---------- DATASET CONTENT
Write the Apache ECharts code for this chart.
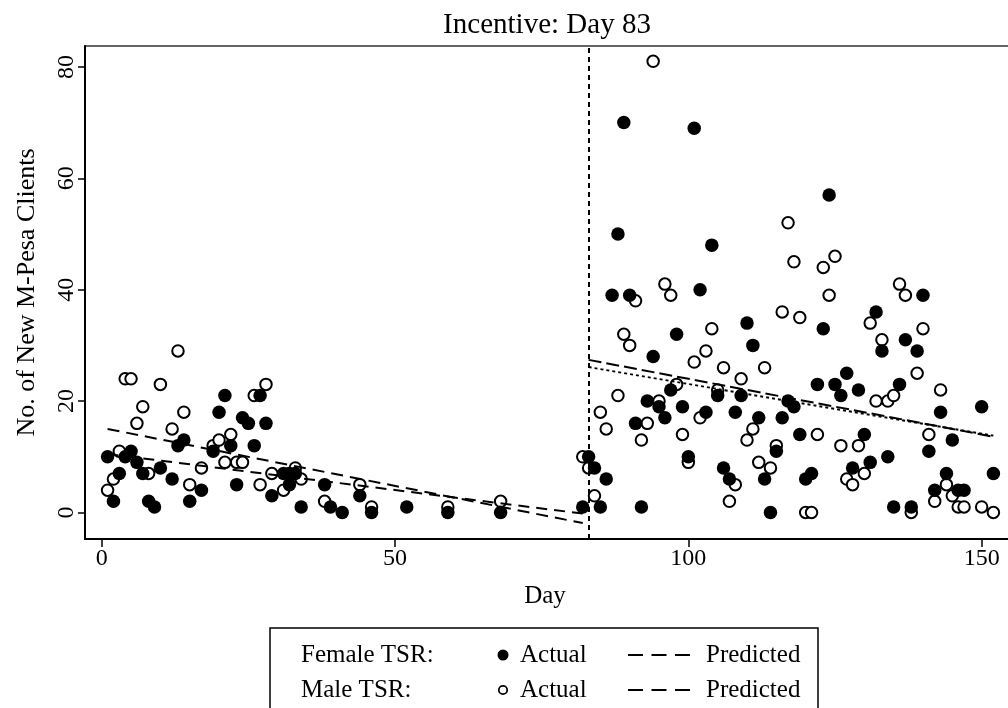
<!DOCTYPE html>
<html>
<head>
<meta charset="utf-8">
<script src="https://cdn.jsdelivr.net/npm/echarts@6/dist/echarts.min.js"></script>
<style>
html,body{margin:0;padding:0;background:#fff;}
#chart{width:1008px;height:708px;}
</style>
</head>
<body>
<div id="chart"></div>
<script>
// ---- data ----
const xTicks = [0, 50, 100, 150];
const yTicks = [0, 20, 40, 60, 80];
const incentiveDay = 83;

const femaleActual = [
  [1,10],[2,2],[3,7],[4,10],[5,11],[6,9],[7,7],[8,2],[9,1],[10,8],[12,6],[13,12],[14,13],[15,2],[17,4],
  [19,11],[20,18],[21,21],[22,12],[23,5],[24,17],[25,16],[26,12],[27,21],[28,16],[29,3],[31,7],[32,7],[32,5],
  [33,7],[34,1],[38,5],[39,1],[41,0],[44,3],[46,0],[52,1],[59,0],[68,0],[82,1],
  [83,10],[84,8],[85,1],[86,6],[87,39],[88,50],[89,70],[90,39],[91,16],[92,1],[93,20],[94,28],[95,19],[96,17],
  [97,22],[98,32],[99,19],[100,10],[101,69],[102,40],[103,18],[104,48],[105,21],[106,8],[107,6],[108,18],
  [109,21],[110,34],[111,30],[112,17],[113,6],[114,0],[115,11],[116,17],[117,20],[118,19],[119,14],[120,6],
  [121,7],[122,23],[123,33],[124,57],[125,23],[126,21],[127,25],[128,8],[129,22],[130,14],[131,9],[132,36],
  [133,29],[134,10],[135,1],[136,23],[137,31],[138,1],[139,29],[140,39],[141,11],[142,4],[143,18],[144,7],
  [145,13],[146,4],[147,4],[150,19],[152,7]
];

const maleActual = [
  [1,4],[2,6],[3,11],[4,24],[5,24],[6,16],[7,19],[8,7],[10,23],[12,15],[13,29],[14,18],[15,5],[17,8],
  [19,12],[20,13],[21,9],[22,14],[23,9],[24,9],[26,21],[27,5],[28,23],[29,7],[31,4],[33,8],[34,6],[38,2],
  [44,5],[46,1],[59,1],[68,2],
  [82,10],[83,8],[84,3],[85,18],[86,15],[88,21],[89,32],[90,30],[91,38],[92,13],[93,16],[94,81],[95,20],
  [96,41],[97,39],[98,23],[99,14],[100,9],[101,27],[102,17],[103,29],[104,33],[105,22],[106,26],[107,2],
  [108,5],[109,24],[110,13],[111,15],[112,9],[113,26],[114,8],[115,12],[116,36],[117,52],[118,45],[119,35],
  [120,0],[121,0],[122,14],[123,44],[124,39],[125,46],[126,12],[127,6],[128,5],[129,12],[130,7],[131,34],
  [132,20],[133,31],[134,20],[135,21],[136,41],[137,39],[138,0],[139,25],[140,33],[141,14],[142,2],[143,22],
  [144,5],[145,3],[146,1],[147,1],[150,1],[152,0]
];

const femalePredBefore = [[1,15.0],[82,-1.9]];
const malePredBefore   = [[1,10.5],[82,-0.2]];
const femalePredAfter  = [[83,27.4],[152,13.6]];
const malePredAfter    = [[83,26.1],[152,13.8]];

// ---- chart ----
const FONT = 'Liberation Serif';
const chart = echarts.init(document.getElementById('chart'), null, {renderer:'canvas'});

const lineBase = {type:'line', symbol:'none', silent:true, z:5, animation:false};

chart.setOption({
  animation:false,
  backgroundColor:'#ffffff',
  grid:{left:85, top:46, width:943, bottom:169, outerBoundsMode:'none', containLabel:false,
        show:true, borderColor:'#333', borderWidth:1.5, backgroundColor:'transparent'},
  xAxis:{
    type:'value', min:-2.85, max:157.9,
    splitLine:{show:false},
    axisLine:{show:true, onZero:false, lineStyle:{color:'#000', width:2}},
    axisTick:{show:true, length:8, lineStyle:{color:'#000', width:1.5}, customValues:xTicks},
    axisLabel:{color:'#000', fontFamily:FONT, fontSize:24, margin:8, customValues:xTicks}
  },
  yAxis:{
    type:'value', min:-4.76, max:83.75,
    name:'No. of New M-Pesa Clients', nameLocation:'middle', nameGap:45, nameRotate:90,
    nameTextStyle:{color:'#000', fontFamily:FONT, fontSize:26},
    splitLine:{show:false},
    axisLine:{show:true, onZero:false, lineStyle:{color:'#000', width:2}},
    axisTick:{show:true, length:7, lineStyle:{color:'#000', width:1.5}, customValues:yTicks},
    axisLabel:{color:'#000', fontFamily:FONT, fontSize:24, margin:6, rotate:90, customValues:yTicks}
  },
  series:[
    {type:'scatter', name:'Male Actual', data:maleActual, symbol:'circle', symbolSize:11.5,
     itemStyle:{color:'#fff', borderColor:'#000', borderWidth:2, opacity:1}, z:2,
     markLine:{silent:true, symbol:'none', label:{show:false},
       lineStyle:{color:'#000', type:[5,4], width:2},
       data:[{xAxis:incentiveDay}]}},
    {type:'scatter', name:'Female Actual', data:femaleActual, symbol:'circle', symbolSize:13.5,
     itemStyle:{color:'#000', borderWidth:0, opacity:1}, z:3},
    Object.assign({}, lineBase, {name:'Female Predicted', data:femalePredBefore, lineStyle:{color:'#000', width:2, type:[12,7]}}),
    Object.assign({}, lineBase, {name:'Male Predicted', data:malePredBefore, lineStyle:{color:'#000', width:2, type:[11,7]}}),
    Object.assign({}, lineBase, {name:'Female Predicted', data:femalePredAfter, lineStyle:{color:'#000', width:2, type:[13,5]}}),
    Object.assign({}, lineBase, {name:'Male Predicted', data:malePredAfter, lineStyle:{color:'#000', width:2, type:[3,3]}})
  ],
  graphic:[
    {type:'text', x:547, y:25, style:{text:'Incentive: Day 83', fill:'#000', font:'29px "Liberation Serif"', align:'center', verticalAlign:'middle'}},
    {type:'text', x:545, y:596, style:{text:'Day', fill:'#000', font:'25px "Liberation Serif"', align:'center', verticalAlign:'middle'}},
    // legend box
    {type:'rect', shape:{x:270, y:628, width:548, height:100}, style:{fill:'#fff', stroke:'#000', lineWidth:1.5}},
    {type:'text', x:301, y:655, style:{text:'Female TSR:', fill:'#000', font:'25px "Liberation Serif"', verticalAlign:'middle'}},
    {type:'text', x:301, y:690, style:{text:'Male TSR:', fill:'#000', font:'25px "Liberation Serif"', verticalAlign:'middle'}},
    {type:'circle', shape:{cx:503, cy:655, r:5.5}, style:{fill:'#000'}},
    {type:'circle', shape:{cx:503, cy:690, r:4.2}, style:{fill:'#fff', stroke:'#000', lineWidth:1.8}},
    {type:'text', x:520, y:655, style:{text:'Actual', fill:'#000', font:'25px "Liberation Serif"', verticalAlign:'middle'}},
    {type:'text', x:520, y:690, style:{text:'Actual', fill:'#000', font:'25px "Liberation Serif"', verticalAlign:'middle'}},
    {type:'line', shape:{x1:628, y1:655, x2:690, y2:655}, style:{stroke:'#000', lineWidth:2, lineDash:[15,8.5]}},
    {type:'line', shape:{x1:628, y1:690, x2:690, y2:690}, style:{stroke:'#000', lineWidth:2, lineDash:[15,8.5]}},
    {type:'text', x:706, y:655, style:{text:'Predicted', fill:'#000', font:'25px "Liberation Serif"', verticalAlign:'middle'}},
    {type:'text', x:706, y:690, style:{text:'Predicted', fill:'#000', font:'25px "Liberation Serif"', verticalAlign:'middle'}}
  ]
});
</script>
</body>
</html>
--------------------
▶ _PROBLEM TO WORK ON_
Without the pictures, retype the whole of the material above exactly.

▶ _SOLVED PROBLEM_
Write the Apache ECharts code for this chart.
<!DOCTYPE html>
<html>
<head>
<meta charset="utf-8">
<script src="https://cdn.jsdelivr.net/npm/echarts@6/dist/echarts.min.js"></script>
<style>
html,body{margin:0;padding:0;background:#fff;}
#chart{width:1008px;height:708px;}
</style>
</head>
<body>
<div id="chart"></div>
<script>
// ---- data ----
const xTicks = [0, 50, 100, 150];
const yTicks = [0, 20, 40, 60, 80];
const incentiveDay = 83;

const femaleActual = [
  [1,10],[2,2],[3,7],[4,10],[5,11],[6,9],[7,7],[8,2],[9,1],[10,8],[12,6],[13,12],[14,13],[15,2],[17,4],
  [19,11],[20,18],[21,21],[22,12],[23,5],[24,17],[25,16],[26,12],[27,21],[28,16],[29,3],[31,7],[32,7],[32,5],
  [33,7],[34,1],[38,5],[39,1],[41,0],[44,3],[46,0],[52,1],[59,0],[68,0],[82,1],
  [83,10],[84,8],[85,1],[86,6],[87,39],[88,50],[89,70],[90,39],[91,16],[92,1],[93,20],[94,28],[95,19],[96,17],
  [97,22],[98,32],[99,19],[100,10],[101,69],[102,40],[103,18],[104,48],[105,21],[106,8],[107,6],[108,18],
  [109,21],[110,34],[111,30],[112,17],[113,6],[114,0],[115,11],[116,17],[117,20],[118,19],[119,14],[120,6],
  [121,7],[122,23],[123,33],[124,57],[125,23],[126,21],[127,25],[128,8],[129,22],[130,14],[131,9],[132,36],
  [133,29],[134,10],[135,1],[136,23],[137,31],[138,1],[139,29],[140,39],[141,11],[142,4],[143,18],[144,7],
  [145,13],[146,4],[147,4],[150,19],[152,7]
];

const maleActual = [
  [1,4],[2,6],[3,11],[4,24],[5,24],[6,16],[7,19],[8,7],[10,23],[12,15],[13,29],[14,18],[15,5],[17,8],
  [19,12],[20,13],[21,9],[22,14],[23,9],[24,9],[26,21],[27,5],[28,23],[29,7],[31,4],[33,8],[34,6],[38,2],
  [44,5],[46,1],[59,1],[68,2],
  [82,10],[83,8],[84,3],[85,18],[86,15],[88,21],[89,32],[90,30],[91,38],[92,13],[93,16],[94,81],[95,20],
  [96,41],[97,39],[98,23],[99,14],[100,9],[101,27],[102,17],[103,29],[104,33],[105,22],[106,26],[107,2],
  [108,5],[109,24],[110,13],[111,15],[112,9],[113,26],[114,8],[115,12],[116,36],[117,52],[118,45],[119,35],
  [120,0],[121,0],[122,14],[123,44],[124,39],[125,46],[126,12],[127,6],[128,5],[129,12],[130,7],[131,34],
  [132,20],[133,31],[134,20],[135,21],[136,41],[137,39],[138,0],[139,25],[140,33],[141,14],[142,2],[143,22],
  [144,5],[145,3],[146,1],[147,1],[150,1],[152,0]
];

const femalePredBefore = [[1,15.0],[82,-1.9]];
const malePredBefore   = [[1,10.5],[82,-0.2]];
const femalePredAfter  = [[83,27.4],[152,13.6]];
const malePredAfter    = [[83,26.1],[152,13.8]];

// ---- chart ----
const FONT = 'Liberation Serif';
const chart = echarts.init(document.getElementById('chart'), null, {renderer:'canvas'});

const lineBase = {type:'line', symbol:'none', silent:true, z:5, animation:false};

chart.setOption({
  animation:false,
  backgroundColor:'#ffffff',
  grid:{left:85, top:46, width:943, bottom:169, outerBoundsMode:'none', containLabel:false,
        show:true, borderColor:'#333', borderWidth:1.5, backgroundColor:'transparent'},
  xAxis:{
    type:'value', min:-2.85, max:157.9,
    splitLine:{show:false},
    axisLine:{show:true, onZero:false, lineStyle:{color:'#000', width:2}},
    axisTick:{show:true, length:8, lineStyle:{color:'#000', width:1.5}, customValues:xTicks},
    axisLabel:{color:'#000', fontFamily:FONT, fontSize:24, margin:8, customValues:xTicks}
  },
  yAxis:{
    type:'value', min:-4.76, max:83.75,
    name:'No. of New M-Pesa Clients', nameLocation:'middle', nameGap:45, nameRotate:90,
    nameTextStyle:{color:'#000', fontFamily:FONT, fontSize:26},
    splitLine:{show:false},
    axisLine:{show:true, onZero:false, lineStyle:{color:'#000', width:2}},
    axisTick:{show:true, length:7, lineStyle:{color:'#000', width:1.5}, customValues:yTicks},
    axisLabel:{color:'#000', fontFamily:FONT, fontSize:24, margin:6, rotate:90, customValues:yTicks}
  },
  series:[
    {type:'scatter', name:'Male Actual', data:maleActual, symbol:'circle', symbolSize:11.5,
     itemStyle:{color:'#fff', borderColor:'#000', borderWidth:2, opacity:1}, z:2,
     markLine:{silent:true, symbol:'none', label:{show:false},
       lineStyle:{color:'#000', type:[5,4], width:2},
       data:[{xAxis:incentiveDay}]}},
    {type:'scatter', name:'Female Actual', data:femaleActual, symbol:'circle', symbolSize:13.5,
     itemStyle:{color:'#000', borderWidth:0, opacity:1}, z:3},
    Object.assign({}, lineBase, {name:'Female Predicted', data:femalePredBefore, lineStyle:{color:'#000', width:2, type:[12,7]}}),
    Object.assign({}, lineBase, {name:'Male Predicted', data:malePredBefore, lineStyle:{color:'#000', width:2, type:[11,7]}}),
    Object.assign({}, lineBase, {name:'Female Predicted', data:femalePredAfter, lineStyle:{color:'#000', width:2, type:[13,5]}}),
    Object.assign({}, lineBase, {name:'Male Predicted', data:malePredAfter, lineStyle:{color:'#000', width:2, type:[3,3]}})
  ],
  graphic:[
    {type:'text', x:547, y:25, style:{text:'Incentive: Day 83', fill:'#000', font:'29px "Liberation Serif"', align:'center', verticalAlign:'middle'}},
    {type:'text', x:545, y:596, style:{text:'Day', fill:'#000', font:'25px "Liberation Serif"', align:'center', verticalAlign:'middle'}},
    // legend box
    {type:'rect', shape:{x:270, y:628, width:548, height:100}, style:{fill:'#fff', stroke:'#000', lineWidth:1.5}},
    {type:'text', x:301, y:655, style:{text:'Female TSR:', fill:'#000', font:'25px "Liberation Serif"', verticalAlign:'middle'}},
    {type:'text', x:301, y:690, style:{text:'Male TSR:', fill:'#000', font:'25px "Liberation Serif"', verticalAlign:'middle'}},
    {type:'circle', shape:{cx:503, cy:655, r:5.5}, style:{fill:'#000'}},
    {type:'circle', shape:{cx:503, cy:690, r:4.2}, style:{fill:'#fff', stroke:'#000', lineWidth:1.8}},
    {type:'text', x:520, y:655, style:{text:'Actual', fill:'#000', font:'25px "Liberation Serif"', verticalAlign:'middle'}},
    {type:'text', x:520, y:690, style:{text:'Actual', fill:'#000', font:'25px "Liberation Serif"', verticalAlign:'middle'}},
    {type:'line', shape:{x1:628, y1:655, x2:690, y2:655}, style:{stroke:'#000', lineWidth:2, lineDash:[15,8.5]}},
    {type:'line', shape:{x1:628, y1:690, x2:690, y2:690}, style:{stroke:'#000', lineWidth:2, lineDash:[15,8.5]}},
    {type:'text', x:706, y:655, style:{text:'Predicted', fill:'#000', font:'25px "Liberation Serif"', verticalAlign:'middle'}},
    {type:'text', x:706, y:690, style:{text:'Predicted', fill:'#000', font:'25px "Liberation Serif"', verticalAlign:'middle'}}
  ]
});
</script>
</body>
</html>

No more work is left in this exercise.